◆ Required task
Copy exactly the lines from the beginning of the data down to and including the line holding "const height = 484;", without any pictures.

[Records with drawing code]

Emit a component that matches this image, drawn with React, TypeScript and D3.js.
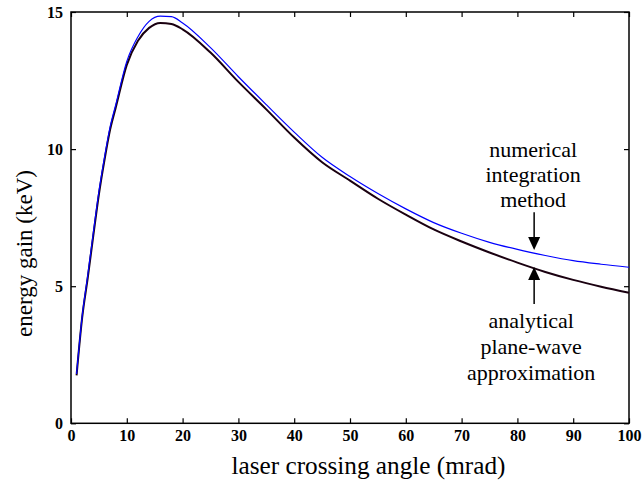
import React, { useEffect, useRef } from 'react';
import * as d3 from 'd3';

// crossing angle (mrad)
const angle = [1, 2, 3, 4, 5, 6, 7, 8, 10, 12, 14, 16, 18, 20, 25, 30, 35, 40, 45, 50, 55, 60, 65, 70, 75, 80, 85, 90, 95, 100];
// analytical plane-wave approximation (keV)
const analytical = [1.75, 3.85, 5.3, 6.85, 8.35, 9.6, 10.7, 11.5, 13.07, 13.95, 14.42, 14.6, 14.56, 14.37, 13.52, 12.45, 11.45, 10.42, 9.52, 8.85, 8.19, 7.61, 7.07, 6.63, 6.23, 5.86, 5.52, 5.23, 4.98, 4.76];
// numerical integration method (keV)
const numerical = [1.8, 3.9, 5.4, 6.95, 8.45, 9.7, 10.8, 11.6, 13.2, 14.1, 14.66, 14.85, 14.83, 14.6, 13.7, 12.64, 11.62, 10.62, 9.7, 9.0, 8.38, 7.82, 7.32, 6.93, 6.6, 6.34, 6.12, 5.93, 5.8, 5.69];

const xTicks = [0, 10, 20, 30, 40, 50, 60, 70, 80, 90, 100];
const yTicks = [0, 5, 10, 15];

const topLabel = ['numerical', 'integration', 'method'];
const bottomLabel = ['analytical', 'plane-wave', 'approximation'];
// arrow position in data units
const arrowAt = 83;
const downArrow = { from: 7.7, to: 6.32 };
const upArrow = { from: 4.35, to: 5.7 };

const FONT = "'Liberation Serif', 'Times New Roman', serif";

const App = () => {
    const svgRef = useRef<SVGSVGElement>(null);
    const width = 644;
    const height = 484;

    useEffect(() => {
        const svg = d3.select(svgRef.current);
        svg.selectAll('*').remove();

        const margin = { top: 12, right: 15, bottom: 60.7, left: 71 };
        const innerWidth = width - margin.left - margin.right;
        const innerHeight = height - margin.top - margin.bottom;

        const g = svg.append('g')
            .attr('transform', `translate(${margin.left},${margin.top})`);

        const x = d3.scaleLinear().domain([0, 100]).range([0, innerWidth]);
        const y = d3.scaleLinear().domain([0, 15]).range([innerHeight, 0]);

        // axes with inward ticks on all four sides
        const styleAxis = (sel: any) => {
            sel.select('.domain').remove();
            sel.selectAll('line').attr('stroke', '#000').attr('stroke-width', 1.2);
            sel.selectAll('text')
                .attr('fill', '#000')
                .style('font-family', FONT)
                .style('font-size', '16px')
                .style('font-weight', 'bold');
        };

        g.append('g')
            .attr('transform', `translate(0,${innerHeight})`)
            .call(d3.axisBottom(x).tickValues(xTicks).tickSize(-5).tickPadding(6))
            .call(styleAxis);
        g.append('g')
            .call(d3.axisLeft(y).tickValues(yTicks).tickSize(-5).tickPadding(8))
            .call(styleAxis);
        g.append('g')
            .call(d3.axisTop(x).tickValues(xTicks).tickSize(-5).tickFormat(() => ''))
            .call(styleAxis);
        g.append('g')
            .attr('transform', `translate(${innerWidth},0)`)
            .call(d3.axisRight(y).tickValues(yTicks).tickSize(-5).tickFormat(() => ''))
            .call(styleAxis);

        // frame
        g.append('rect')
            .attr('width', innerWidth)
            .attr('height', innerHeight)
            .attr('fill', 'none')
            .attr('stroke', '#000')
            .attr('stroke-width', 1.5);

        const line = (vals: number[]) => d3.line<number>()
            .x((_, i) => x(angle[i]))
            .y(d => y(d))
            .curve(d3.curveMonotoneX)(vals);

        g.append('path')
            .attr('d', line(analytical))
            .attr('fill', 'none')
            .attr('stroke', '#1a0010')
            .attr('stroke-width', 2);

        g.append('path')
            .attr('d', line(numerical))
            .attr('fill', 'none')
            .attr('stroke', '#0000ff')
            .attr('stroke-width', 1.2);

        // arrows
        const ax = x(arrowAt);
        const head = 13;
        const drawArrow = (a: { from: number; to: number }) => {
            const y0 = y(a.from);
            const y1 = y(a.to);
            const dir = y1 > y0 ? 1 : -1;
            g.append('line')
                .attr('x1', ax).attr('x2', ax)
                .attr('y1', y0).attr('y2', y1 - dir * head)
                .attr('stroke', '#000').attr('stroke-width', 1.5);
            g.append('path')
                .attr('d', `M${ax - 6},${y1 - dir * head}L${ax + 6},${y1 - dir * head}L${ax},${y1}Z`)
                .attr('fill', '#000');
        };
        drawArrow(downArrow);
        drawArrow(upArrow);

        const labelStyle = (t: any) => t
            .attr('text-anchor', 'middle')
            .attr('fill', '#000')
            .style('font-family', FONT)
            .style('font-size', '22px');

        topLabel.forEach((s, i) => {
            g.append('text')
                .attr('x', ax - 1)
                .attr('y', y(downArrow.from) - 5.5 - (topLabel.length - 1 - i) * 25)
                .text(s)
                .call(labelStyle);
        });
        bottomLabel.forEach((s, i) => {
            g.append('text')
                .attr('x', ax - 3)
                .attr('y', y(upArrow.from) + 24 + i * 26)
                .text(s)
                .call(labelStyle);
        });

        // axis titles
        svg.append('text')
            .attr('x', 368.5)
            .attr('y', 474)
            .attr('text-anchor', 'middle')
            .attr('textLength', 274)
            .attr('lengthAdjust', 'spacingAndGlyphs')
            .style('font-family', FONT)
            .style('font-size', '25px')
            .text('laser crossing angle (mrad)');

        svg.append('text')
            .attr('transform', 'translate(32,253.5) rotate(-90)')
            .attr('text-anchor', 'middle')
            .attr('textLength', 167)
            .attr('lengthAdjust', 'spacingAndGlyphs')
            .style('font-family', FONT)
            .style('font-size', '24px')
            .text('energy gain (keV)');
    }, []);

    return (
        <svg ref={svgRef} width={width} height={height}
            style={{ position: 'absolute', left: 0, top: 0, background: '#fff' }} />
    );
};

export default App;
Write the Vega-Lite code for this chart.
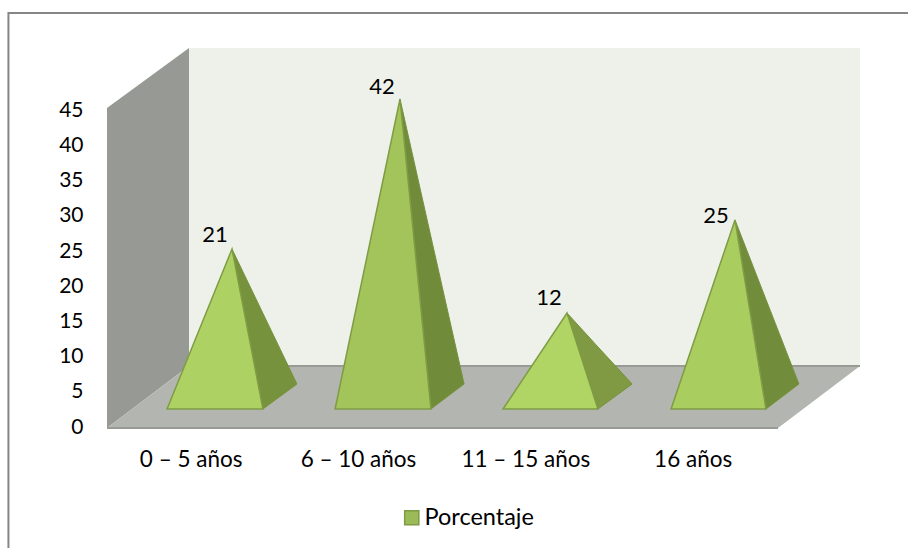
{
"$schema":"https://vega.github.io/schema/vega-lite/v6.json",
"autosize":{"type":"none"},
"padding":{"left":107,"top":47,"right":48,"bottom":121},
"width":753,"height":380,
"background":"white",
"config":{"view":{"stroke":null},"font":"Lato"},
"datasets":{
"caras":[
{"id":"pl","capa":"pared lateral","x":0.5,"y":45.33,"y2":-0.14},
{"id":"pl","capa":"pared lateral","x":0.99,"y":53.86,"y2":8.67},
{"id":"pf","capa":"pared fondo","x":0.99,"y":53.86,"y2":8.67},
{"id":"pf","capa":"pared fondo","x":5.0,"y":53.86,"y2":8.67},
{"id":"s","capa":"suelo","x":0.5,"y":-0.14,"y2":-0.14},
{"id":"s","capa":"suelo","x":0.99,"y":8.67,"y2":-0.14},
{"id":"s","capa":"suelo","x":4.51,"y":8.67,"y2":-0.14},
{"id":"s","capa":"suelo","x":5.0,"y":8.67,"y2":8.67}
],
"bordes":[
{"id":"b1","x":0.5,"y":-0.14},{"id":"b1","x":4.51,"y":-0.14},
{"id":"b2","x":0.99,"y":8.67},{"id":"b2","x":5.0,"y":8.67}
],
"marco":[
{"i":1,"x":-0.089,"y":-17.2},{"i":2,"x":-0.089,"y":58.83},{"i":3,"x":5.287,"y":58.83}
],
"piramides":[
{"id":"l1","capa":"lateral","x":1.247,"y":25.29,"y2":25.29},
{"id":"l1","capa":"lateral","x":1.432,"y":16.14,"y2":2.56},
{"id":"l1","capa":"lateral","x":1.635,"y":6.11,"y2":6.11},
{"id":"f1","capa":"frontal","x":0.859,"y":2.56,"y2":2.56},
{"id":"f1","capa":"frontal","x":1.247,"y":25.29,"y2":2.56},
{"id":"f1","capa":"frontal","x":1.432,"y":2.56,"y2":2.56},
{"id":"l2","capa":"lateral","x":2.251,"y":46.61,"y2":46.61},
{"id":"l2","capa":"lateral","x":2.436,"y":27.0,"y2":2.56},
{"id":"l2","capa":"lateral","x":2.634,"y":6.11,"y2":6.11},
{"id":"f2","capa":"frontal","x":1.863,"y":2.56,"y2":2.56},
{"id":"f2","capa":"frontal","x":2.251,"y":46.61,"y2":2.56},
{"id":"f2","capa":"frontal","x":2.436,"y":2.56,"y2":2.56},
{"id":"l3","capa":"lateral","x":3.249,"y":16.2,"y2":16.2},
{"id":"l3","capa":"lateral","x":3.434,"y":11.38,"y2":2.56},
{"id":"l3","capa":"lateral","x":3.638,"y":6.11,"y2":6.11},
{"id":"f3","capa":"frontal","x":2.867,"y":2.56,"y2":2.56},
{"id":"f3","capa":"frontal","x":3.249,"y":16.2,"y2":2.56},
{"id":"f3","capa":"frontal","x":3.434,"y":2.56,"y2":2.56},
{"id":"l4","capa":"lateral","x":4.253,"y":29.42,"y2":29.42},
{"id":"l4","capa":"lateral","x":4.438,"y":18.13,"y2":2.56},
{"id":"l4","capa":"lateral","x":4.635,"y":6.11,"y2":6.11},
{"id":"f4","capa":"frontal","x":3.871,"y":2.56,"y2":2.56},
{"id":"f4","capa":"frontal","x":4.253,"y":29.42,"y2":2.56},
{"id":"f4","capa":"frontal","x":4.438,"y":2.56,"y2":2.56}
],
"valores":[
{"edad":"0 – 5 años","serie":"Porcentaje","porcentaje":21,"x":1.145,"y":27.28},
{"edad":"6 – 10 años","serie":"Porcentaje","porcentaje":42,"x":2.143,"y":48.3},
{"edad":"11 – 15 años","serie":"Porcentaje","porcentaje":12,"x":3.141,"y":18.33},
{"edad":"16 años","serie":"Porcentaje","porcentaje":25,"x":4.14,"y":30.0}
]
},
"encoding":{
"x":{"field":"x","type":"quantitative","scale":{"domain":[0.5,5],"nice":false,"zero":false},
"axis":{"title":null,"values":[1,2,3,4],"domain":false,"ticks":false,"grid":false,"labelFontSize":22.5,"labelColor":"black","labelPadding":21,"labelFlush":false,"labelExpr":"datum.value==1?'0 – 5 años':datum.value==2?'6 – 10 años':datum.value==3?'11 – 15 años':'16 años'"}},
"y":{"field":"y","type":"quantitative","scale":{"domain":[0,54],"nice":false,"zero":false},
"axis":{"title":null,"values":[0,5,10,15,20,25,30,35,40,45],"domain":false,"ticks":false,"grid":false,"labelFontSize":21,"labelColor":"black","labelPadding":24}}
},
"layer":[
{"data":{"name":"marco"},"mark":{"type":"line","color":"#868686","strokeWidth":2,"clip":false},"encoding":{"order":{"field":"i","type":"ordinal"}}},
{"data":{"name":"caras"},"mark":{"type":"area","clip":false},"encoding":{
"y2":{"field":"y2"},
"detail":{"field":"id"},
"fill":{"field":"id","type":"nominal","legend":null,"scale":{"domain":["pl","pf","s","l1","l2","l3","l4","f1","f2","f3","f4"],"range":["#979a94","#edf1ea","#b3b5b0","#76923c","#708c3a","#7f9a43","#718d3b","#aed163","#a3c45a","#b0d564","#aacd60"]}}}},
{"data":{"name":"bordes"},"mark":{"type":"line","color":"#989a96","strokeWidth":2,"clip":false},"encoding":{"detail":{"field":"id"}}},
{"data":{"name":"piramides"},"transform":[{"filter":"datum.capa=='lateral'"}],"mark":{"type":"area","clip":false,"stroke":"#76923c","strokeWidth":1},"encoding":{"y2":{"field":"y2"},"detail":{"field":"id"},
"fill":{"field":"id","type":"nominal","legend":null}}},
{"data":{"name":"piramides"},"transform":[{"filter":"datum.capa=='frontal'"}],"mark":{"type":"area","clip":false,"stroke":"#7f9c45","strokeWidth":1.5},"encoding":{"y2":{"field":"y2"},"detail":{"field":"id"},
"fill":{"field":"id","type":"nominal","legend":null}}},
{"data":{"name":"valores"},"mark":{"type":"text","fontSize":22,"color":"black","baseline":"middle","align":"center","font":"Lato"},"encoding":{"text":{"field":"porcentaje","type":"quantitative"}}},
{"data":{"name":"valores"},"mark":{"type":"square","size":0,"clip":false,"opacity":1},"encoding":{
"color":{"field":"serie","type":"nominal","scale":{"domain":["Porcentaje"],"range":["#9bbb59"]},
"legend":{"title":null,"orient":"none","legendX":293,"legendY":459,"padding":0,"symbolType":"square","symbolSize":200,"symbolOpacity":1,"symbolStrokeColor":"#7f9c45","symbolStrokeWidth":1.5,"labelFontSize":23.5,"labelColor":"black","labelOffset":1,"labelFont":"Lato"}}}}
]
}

◆ Response to the task
Emit a component that matches this image, drawn with React, TypeScript and D3.js.
import React, { useEffect, useRef } from 'react';
import * as d3 from 'd3';

// crossing angle (mrad)
const angle = [1, 2, 3, 4, 5, 6, 7, 8, 10, 12, 14, 16, 18, 20, 25, 30, 35, 40, 45, 50, 55, 60, 65, 70, 75, 80, 85, 90, 95, 100];
// analytical plane-wave approximation (keV)
const analytical = [1.75, 3.85, 5.3, 6.85, 8.35, 9.6, 10.7, 11.5, 13.07, 13.95, 14.42, 14.6, 14.56, 14.37, 13.52, 12.45, 11.45, 10.42, 9.52, 8.85, 8.19, 7.61, 7.07, 6.63, 6.23, 5.86, 5.52, 5.23, 4.98, 4.76];
// numerical integration method (keV)
const numerical = [1.8, 3.9, 5.4, 6.95, 8.45, 9.7, 10.8, 11.6, 13.2, 14.1, 14.66, 14.85, 14.83, 14.6, 13.7, 12.64, 11.62, 10.62, 9.7, 9.0, 8.38, 7.82, 7.32, 6.93, 6.6, 6.34, 6.12, 5.93, 5.8, 5.69];

const xTicks = [0, 10, 20, 30, 40, 50, 60, 70, 80, 90, 100];
const yTicks = [0, 5, 10, 15];

const topLabel = ['numerical', 'integration', 'method'];
const bottomLabel = ['analytical', 'plane-wave', 'approximation'];
// arrow position in data units
const arrowAt = 83;
const downArrow = { from: 7.7, to: 6.32 };
const upArrow = { from: 4.35, to: 5.7 };

const FONT = "'Liberation Serif', 'Times New Roman', serif";

const App = () => {
    const svgRef = useRef<SVGSVGElement>(null);
    const width = 644;
    const height = 484;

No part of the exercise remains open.